Minha avó Antonia viveu seu último ano de vida num asilo na Rua Garibaldi com a Cruzeiro. Lá os velhinhos eram tratados a pão-de-ló. Ela, que na velhice morou com o filho caçula – meu pai -, ficou impossibilitada de ficar sozinha em casa. Após a morte do meu avô, e com todo mundo da casa trabalhando fora, não dava pra deixá-la só.
No asilo, costumávamos visitá-la com grande freqüência. Meu pai ia quase todos os dias, eu ia uma vez por semana, sempre aos sábados, já que na época eu trabalhava no interior do estado e só chegava em São Paulo na sexta a noite.
A grande maioria dos velhos já estava muito debilitada física e psicologicamente. Tinha um senhor que vivia disparando tiros imaginários e se jogando no chão. Quando eu aparecia ele ficava desesperado. Tinha a certeza que eu era um nazista e que ia matá-lo. Outra velhinha achava que eu era seu filho, papel que eu representava orgulhoso, com a virtude cênica de um Paulo Gracindo.
As velhinhas (eram apenas três os velhos homens – o que vivia na guerra, um que achava que era jogador do Palestra e outro entrevado na cama) ficavam a maior parte do dia numa sala de televisão ampla, bem arejada. Cafezinho da tarde e tudo que era confete. Nessas tardes de televisão elas batiam papos alvoroçados. Parecia a Torre de Babel, eu não entendia bulhufas. As anciãs, porém, apesar de parecerem conversar, viviam cada uma dentro de si e de seu mundo cheio de lembranças, imaginações e delírios.
Entre elas, totalmente travada e só conseguindo balbuciar palavras ininteligíveis, estava um mito, uma lenda da região: Dona Marcina, a célebre benzedeira. Com mais de 90 anos ela estava consciente, apesar do derrame que lhe reduziu sensivelmente os movimentos. Minha avó, que conviveu com Dona Marcina uma vida inteira de bairro, nutria pela benzedeira um respeito, uma admiração santificada e – por que não? – uma veneração. Tanto que todos os dias sentava-se ao lado da cadeira de rodas de sua santa de carne e osso, segurava suas mãos e ficava ouvindo o balbucio do qual não se extraia uma palavra sequer.
Breve parêntese: Apesar de sabermos das plantas e recursos palpáveis que os benzedeiros e benzedeiras lançam mão para a cura de qualquer tipo de chaga, jamais serão entendidas as palavras por eles utilizadas. Faz parte do processo não deixar transparecer a oratória.

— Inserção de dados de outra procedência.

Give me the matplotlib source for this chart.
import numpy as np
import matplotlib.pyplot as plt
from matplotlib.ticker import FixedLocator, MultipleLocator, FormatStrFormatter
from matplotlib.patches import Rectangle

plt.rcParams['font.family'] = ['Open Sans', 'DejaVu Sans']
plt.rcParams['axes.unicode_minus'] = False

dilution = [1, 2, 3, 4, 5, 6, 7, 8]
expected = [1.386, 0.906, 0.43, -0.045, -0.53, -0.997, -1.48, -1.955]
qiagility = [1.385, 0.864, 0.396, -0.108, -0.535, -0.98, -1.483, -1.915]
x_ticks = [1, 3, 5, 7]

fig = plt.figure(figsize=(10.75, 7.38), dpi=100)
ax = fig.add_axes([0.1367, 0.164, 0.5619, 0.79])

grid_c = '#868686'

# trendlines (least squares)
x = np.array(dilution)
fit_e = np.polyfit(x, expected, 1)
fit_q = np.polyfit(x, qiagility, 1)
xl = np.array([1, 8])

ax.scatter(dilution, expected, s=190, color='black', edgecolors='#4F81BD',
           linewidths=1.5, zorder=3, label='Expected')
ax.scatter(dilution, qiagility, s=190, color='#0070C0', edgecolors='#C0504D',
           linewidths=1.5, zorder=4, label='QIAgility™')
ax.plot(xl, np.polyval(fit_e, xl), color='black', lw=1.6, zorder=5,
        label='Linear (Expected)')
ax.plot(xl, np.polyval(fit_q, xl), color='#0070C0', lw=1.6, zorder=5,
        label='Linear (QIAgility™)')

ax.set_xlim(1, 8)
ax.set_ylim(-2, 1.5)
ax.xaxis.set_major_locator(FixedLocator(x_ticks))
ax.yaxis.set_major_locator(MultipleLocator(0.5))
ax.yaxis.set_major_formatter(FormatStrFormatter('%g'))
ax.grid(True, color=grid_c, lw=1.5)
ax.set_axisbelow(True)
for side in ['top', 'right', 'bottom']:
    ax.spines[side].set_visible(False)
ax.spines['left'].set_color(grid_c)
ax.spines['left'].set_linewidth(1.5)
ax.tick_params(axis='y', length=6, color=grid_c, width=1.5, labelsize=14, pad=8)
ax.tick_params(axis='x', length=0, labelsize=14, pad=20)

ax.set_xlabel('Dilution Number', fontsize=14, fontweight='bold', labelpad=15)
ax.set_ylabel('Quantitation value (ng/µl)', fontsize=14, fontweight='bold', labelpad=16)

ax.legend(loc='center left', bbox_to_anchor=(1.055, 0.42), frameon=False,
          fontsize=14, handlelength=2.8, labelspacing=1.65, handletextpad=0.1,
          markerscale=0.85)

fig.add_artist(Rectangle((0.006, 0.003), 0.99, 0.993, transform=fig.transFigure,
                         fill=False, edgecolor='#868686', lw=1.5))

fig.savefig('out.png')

Dona Marcina começou ainda moça com a benzedura. Com o tempo foi aplacando toda a Barra Funda e os bairros vizinhos. Ganhou divisas de curandeira da pesada quando desembestou a curar mazelas que davam uma trabalheira danada pros médicos. Sua fama se espalhou como um tornado; dizem que não havia quebranto que ela não botasse abaixo. Quem nasceu a partir da década de 40 via a mulher como uma milagreira, tamanha a fama de seus feit(iç)os.
Não houve uma só criança do bairro que Dona Marcina não benzeu. Minha avó levava religiosamente seus quatros filhos pra carimbamba curar toda a sorte de mau-olhados e cobreiros. Era um tempo em que o pediatra não era tão solicitado!
Eu já sou de uma época em que a velha rezadeira estava aposentada. A pirralhada da minha geração se submetia às rezas e às mãos da Dona Yolanda, também muito requisitada! Nunca me esqueço quando aparentávamos, eu e meus irmãos, qualquer sintoma de moleza. Minha avó, com toda experiência, bradava: “- Direto pra Dona Yolanda!”. A Dona Yolanda aprendeu muita milonga com a Dona Marcina.
Na “casa de repouso”, apesar de toda a higiene e dos serviços das moças prestativas e atenciosas que lá trabalhavam, virava e mexia a velharia apresentava um comichão, uma mancha estranha na pele, uma íngua, um cobreiro ou uma gastura. E as funcionárias não se conformavam com um mistério: como só as duas – Dona Marcina e minha avó - podiam ser as únicas das velhinhas daquele asilo que jamais apresentaram qualquer sorte contrária que as mãos e a reza de uma boa benzedeira não pudessem curar.